Set down the data below from its first line to the line holding "91.7, 93.1, 94.4, 94.4, 97.2, 100.0]", inclusive; omit all pictures.
** start SUPPLIED MATERIAL **
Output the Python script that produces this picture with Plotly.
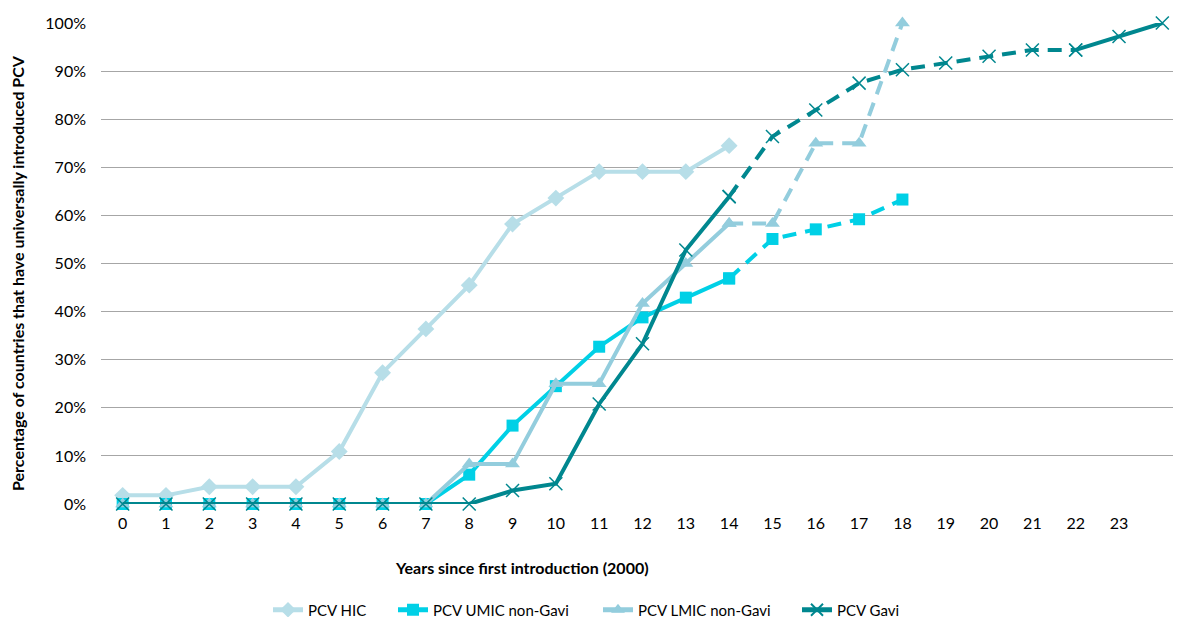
import plotly.graph_objects as go

years = list(range(0, 25))
tick_labels = [str(i) for i in range(0, 24)]

# values in % (index = years since first introduction)
hic = [1.8, 1.8, 3.6, 3.6, 3.6, 10.9, 27.3, 36.4, 45.5, 58.2, 63.6, 69.1, 69.1, 69.1, 74.5]
umic = [0, 0, 0, 0, 0, 0, 0, 0, 6.1, 16.3, 24.5, 32.7, 38.8, 42.9, 46.9, 55.1, 57.1, 59.2, 63.3]
lmic = [0, 0, 0, 0, 0, 0, 0, 0, 8.3, 8.3, 25.0, 25.0, 41.7, 50.0, 58.3, 58.3, 75.0, 75.0, 100.0]
gavi = [0, 0, 0, 0, 0, 0, 0, 0, 0, 2.8, 4.2, 20.8, 33.3, 52.8, 63.9, 76.4, 81.9, 87.5, 90.3,
        91.7, 93.1, 94.4, 94.4, 97.2, 100.0]

# index ranges: solid (observed) vs dashed (projected)
umic_solid_end = 14
lmic_solid_end = 14
gavi_solid_end = 14
gavi_solid2_start = 22

C_HIC = "#B7DEE8"
C_UMIC = "#00D0E6"
C_LMIC = "#93CDDD"
C_GAVI = "#00878F"

DASH = "14px,9px"

font = "Lato, 'Open Sans', sans-serif"

fig = go.Figure()


def seg(vals, a, b, color, symbol, size, dash, name, show, legend, mline=None):
    xs = years[a:b + 1]
    ys = [v / 100 for v in vals[a:b + 1]]
    marker = dict(symbol=symbol, size=size, color=color)
    if mline:
        marker["line"] = mline
    fig.add_trace(go.Scatter(
        x=xs, y=ys, mode="lines+markers", name=name, showlegend=show,
        legendgroup=name, legend=legend,
        line=dict(color=color, width=4, dash=dash),
        marker=marker, cliponaxis=False,
    ))


seg(hic, 0, len(hic) - 1, C_HIC, "diamond", 13, "solid", "PCV HIC", True, "legend")
seg(umic, 0, umic_solid_end, C_UMIC, "square", 12, "solid", "PCV UMIC non-Gavi", True, "legend2")
seg(umic, umic_solid_end, len(umic) - 1, C_UMIC, "square", 12, DASH, "PCV UMIC non-Gavi", False, "legend2")
seg(lmic, 0, lmic_solid_end, C_LMIC, "triangle-up", 13, "solid", "PCV LMIC non-Gavi", True, "legend3")
seg(lmic, lmic_solid_end, len(lmic) - 1, C_LMIC, "triangle-up", 13, DASH, "PCV LMIC non-Gavi", False, "legend3")
xm = dict(color=C_GAVI, width=1.5)
seg(gavi, 0, gavi_solid_end, C_GAVI, "x-thin", 13, "solid", "PCV Gavi", True, "legend4", xm)
seg(gavi, gavi_solid_end, gavi_solid2_start, C_GAVI, "x-thin", 13, DASH, "PCV Gavi", False, "legend4", xm)
seg(gavi, gavi_solid2_start, len(gavi) - 1, C_GAVI, "x-thin", 13, "solid", "PCV Gavi", False, "legend4", xm)


def leg(screen_x):
    return dict(orientation="h", xref="container", yref="container",
                x=(screen_x - 8) / 1181, xanchor="left", y=1 - 602 / 617, yanchor="middle",
                font=dict(size=15), itemsizing="constant", bgcolor="rgba(0,0,0,0)")


# page body has an 8px margin: positions below are screen positions minus 8
fig.update_layout(
    width=1181, height=617,
    margin=dict(l=93, r=5, t=15, b=121),
    plot_bgcolor="white", paper_bgcolor="white",
    font=dict(family=font, size=15, color="#000000"),
    showlegend=True,
    legend=leg(268), legend2=leg(393), legend3=leg(598), legend4=leg(797),
    xaxis=dict(range=[-0.5, 24.5], tickvals=years[:24], ticktext=tick_labels,
               showgrid=False, zeroline=False, showline=False, ticks="",
               tickfont=dict(size=16), ticklabelstandoff=8),
    yaxis=dict(range=[0, 1], dtick=0.1, tickformat=".0%", showgrid=True,
               gridcolor="#A6A6A6", gridwidth=1, zeroline=False, showline=False,
               ticks="", tickfont=dict(size=16), ticklabelstandoff=14),
    annotations=[
        dict(text="<b>Years since first introduction (2000)</b>", xref="paper", yref="paper",
             x=(522 - 101) / 1083, y=(504 - 567) / 481, xanchor="center", yanchor="middle",
             showarrow=False, font=dict(size=16)),
        dict(text="<b>Percentage of countries that have universally introduced PCV</b>",
             xref="paper", yref="paper", x=(17 - 101) / 1083, y=(504 - 273) / 481,
             xanchor="center", yanchor="middle", textangle=-90, showarrow=False,
             font=dict(size=16)),
    ],
)

fig.write_html("out.html")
** end SUPPLIED MATERIAL **
ANSWER FOR THE TASK →
Output the Python script that produces this picture with Plotly.
import plotly.graph_objects as go

years = list(range(0, 25))
tick_labels = [str(i) for i in range(0, 24)]

# values in % (index = years since first introduction)
hic = [1.8, 1.8, 3.6, 3.6, 3.6, 10.9, 27.3, 36.4, 45.5, 58.2, 63.6, 69.1, 69.1, 69.1, 74.5]
umic = [0, 0, 0, 0, 0, 0, 0, 0, 6.1, 16.3, 24.5, 32.7, 38.8, 42.9, 46.9, 55.1, 57.1, 59.2, 63.3]
lmic = [0, 0, 0, 0, 0, 0, 0, 0, 8.3, 8.3, 25.0, 25.0, 41.7, 50.0, 58.3, 58.3, 75.0, 75.0, 100.0]
gavi = [0, 0, 0, 0, 0, 0, 0, 0, 0, 2.8, 4.2, 20.8, 33.3, 52.8, 63.9, 76.4, 81.9, 87.5, 90.3,
        91.7, 93.1, 94.4, 94.4, 97.2, 100.0]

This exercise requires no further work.